### What is being asked
Find, in the records below, the line that contains "Reproduce this chart with Apache ECharts." and the line that contains "const yTicks = [0,10,20,30,40,50,60,70,80];". Copy those two lines and everything between them exactly, but not the pictures.

### Exercise materials

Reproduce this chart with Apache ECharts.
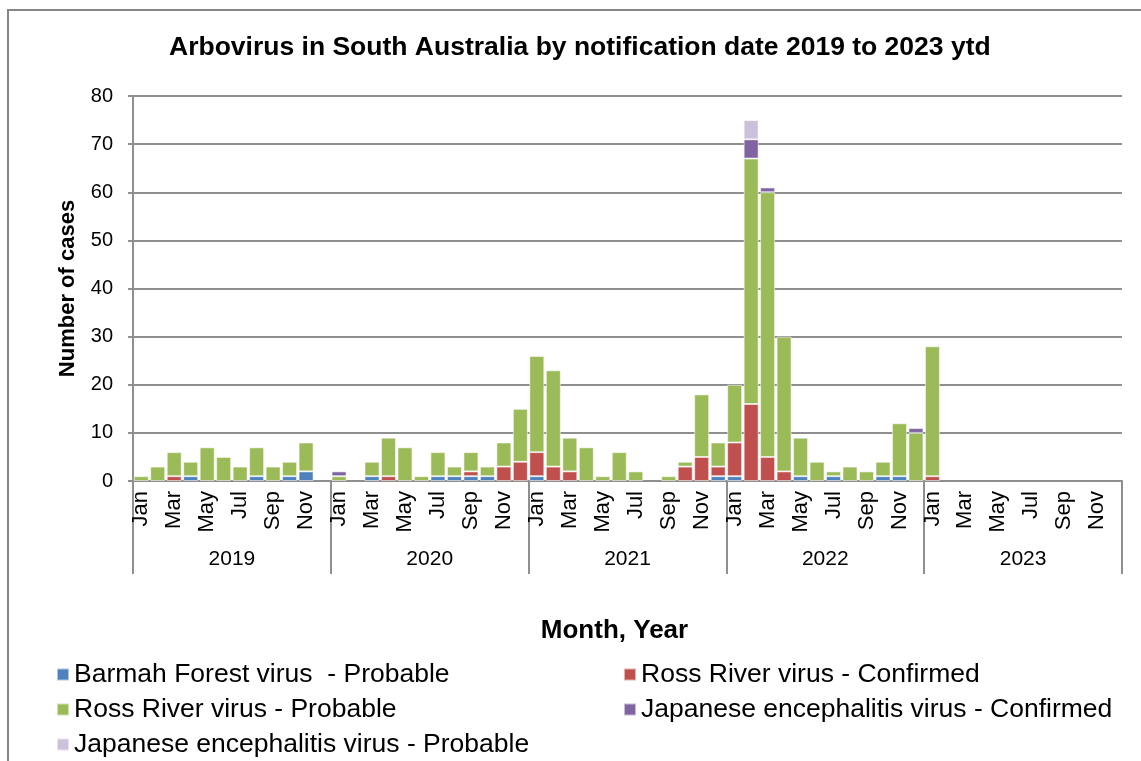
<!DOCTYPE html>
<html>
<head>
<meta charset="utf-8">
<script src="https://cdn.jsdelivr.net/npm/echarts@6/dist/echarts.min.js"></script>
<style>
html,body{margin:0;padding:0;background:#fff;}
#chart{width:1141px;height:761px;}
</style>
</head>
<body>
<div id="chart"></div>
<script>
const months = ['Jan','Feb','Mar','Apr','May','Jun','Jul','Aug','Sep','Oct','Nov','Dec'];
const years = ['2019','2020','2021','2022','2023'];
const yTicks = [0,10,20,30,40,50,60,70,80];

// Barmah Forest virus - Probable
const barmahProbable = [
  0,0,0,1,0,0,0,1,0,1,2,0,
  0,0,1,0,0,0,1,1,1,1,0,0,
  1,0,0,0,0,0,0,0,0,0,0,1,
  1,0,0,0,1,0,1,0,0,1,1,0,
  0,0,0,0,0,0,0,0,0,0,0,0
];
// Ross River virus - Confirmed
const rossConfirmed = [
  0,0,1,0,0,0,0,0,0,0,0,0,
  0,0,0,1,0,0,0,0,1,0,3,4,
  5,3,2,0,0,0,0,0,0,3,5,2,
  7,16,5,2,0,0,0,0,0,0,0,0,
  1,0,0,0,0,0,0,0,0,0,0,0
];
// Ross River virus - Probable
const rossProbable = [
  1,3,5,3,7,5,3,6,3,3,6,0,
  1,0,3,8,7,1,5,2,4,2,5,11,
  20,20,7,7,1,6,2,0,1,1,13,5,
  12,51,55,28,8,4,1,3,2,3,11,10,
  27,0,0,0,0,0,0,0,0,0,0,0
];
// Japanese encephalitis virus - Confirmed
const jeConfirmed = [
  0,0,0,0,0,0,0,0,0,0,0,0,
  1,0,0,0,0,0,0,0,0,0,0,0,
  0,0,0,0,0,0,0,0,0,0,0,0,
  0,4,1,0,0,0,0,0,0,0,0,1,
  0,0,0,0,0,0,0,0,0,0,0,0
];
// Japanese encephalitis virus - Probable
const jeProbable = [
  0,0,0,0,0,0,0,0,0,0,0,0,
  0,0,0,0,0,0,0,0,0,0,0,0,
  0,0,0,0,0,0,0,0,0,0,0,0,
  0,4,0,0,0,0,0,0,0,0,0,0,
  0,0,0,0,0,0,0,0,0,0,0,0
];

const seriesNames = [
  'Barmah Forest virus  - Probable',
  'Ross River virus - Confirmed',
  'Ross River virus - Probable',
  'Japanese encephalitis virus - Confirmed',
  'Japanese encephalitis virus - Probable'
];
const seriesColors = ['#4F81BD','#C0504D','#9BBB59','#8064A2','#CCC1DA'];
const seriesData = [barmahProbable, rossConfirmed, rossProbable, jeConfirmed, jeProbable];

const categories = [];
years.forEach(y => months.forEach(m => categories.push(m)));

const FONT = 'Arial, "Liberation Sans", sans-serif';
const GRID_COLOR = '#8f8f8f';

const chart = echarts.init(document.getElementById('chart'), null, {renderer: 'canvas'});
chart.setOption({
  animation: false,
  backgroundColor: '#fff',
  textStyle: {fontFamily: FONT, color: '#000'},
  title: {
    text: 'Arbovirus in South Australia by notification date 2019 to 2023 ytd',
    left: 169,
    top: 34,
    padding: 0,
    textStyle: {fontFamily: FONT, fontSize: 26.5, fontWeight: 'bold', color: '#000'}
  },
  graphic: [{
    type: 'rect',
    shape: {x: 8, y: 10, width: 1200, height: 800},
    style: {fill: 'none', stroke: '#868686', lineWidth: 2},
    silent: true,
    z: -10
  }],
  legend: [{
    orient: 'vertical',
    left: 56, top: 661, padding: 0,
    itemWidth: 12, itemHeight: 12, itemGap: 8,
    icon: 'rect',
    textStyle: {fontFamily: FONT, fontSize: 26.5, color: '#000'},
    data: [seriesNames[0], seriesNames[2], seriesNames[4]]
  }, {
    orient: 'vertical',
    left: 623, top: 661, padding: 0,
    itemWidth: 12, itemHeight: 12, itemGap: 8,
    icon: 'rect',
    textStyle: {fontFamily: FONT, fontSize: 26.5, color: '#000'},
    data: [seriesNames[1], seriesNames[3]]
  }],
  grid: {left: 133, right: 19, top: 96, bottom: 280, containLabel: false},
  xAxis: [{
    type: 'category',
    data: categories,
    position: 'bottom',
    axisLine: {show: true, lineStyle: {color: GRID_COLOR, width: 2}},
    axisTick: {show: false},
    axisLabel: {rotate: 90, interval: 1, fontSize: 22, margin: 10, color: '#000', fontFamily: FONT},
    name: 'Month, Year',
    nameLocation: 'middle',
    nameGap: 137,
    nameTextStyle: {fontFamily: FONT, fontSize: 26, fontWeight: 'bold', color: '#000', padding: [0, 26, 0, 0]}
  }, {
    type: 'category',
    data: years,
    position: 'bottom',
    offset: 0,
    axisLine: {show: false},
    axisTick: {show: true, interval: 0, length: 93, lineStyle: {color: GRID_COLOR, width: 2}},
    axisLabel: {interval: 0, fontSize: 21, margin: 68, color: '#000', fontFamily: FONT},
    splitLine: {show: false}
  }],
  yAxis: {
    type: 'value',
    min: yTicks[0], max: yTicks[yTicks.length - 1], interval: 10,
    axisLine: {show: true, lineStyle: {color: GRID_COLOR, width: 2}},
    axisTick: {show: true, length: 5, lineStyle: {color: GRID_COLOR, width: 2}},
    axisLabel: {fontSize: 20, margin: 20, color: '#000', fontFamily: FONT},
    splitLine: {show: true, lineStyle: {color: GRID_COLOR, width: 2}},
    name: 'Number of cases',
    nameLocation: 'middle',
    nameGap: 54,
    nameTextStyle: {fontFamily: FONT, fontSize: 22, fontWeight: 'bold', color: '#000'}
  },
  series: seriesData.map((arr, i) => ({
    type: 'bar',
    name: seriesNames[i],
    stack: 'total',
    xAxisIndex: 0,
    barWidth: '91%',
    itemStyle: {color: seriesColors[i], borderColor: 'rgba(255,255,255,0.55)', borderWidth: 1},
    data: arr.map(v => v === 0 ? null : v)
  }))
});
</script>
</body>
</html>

---

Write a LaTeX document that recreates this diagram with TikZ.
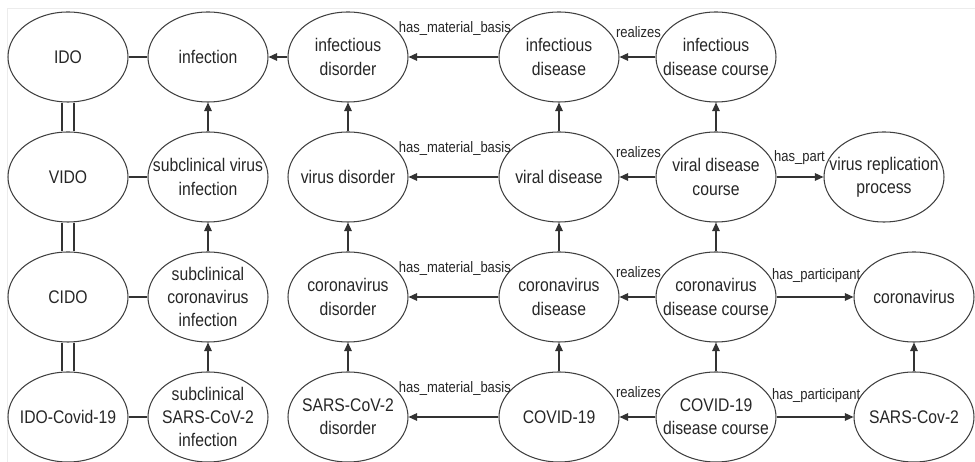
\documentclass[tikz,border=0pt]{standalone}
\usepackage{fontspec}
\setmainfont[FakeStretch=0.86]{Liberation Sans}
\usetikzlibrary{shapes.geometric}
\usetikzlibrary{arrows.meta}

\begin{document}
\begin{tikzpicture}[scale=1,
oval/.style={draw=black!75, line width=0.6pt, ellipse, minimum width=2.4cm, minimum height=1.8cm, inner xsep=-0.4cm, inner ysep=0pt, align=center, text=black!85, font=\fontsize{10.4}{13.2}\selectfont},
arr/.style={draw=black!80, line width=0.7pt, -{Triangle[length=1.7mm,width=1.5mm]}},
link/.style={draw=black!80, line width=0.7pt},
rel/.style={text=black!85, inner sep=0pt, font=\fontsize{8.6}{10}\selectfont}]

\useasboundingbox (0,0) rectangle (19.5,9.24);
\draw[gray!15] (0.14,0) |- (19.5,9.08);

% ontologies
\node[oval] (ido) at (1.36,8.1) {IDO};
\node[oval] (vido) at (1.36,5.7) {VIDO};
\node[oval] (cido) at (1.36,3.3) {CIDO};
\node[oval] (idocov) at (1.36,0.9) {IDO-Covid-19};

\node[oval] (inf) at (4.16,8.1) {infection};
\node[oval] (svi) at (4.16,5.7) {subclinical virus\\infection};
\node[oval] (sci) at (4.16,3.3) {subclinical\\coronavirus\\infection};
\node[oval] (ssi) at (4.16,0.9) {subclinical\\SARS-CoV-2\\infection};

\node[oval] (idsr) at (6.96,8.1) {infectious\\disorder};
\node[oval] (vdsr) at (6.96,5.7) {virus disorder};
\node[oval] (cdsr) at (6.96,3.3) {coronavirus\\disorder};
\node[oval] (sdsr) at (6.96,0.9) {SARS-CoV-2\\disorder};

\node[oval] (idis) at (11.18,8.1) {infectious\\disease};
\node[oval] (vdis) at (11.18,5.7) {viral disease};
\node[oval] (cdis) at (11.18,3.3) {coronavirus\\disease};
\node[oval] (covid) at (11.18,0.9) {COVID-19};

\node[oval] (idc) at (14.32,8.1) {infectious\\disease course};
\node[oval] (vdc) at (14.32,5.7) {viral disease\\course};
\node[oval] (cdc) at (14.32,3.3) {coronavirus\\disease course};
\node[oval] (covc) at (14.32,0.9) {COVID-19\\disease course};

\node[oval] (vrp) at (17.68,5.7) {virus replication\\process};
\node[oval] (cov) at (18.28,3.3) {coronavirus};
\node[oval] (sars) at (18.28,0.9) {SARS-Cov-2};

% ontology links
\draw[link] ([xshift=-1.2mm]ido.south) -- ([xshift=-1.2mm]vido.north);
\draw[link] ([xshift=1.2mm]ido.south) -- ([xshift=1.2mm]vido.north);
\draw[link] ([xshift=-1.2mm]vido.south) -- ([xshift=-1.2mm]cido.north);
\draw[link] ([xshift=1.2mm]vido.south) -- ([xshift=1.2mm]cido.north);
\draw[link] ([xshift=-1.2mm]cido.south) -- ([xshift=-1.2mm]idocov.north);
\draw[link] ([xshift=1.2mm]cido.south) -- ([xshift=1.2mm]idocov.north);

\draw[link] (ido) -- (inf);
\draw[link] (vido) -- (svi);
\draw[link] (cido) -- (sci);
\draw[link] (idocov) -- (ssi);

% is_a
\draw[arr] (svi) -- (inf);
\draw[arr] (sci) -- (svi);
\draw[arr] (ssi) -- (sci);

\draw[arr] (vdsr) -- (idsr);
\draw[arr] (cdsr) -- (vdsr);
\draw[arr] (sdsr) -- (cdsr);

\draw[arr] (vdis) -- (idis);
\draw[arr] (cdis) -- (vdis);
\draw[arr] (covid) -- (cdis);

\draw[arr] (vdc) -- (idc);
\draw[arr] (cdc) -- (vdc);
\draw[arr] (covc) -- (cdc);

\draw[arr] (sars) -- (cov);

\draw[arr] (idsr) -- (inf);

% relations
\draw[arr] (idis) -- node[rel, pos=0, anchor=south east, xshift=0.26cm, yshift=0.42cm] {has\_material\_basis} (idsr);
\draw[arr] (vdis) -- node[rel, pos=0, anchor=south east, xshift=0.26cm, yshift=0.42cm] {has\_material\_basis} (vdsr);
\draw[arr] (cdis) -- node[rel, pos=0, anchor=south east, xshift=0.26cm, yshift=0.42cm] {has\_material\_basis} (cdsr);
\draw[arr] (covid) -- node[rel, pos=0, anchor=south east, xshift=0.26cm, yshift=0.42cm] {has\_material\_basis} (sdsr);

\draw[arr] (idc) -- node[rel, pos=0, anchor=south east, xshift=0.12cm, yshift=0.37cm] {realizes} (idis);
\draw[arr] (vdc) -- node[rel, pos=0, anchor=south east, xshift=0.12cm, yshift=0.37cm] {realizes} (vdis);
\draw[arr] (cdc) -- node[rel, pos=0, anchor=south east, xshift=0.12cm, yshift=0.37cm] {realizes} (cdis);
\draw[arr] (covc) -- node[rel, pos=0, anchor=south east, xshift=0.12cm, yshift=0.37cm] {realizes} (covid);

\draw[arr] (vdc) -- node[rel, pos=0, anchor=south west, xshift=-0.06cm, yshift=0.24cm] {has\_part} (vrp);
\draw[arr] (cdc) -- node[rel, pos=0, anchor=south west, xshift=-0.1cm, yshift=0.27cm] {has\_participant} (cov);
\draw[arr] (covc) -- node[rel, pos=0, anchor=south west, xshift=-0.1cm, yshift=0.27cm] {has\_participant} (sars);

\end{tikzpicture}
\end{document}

### Result for this exercise
Reproduce this chart with Apache ECharts.
<!DOCTYPE html>
<html>
<head>
<meta charset="utf-8">
<script src="https://cdn.jsdelivr.net/npm/echarts@6/dist/echarts.min.js"></script>
<style>
html,body{margin:0;padding:0;background:#fff;}
#chart{width:1141px;height:761px;}
</style>
</head>
<body>
<div id="chart"></div>
<script>
const months = ['Jan','Feb','Mar','Apr','May','Jun','Jul','Aug','Sep','Oct','Nov','Dec'];
const years = ['2019','2020','2021','2022','2023'];
const yTicks = [0,10,20,30,40,50,60,70,80];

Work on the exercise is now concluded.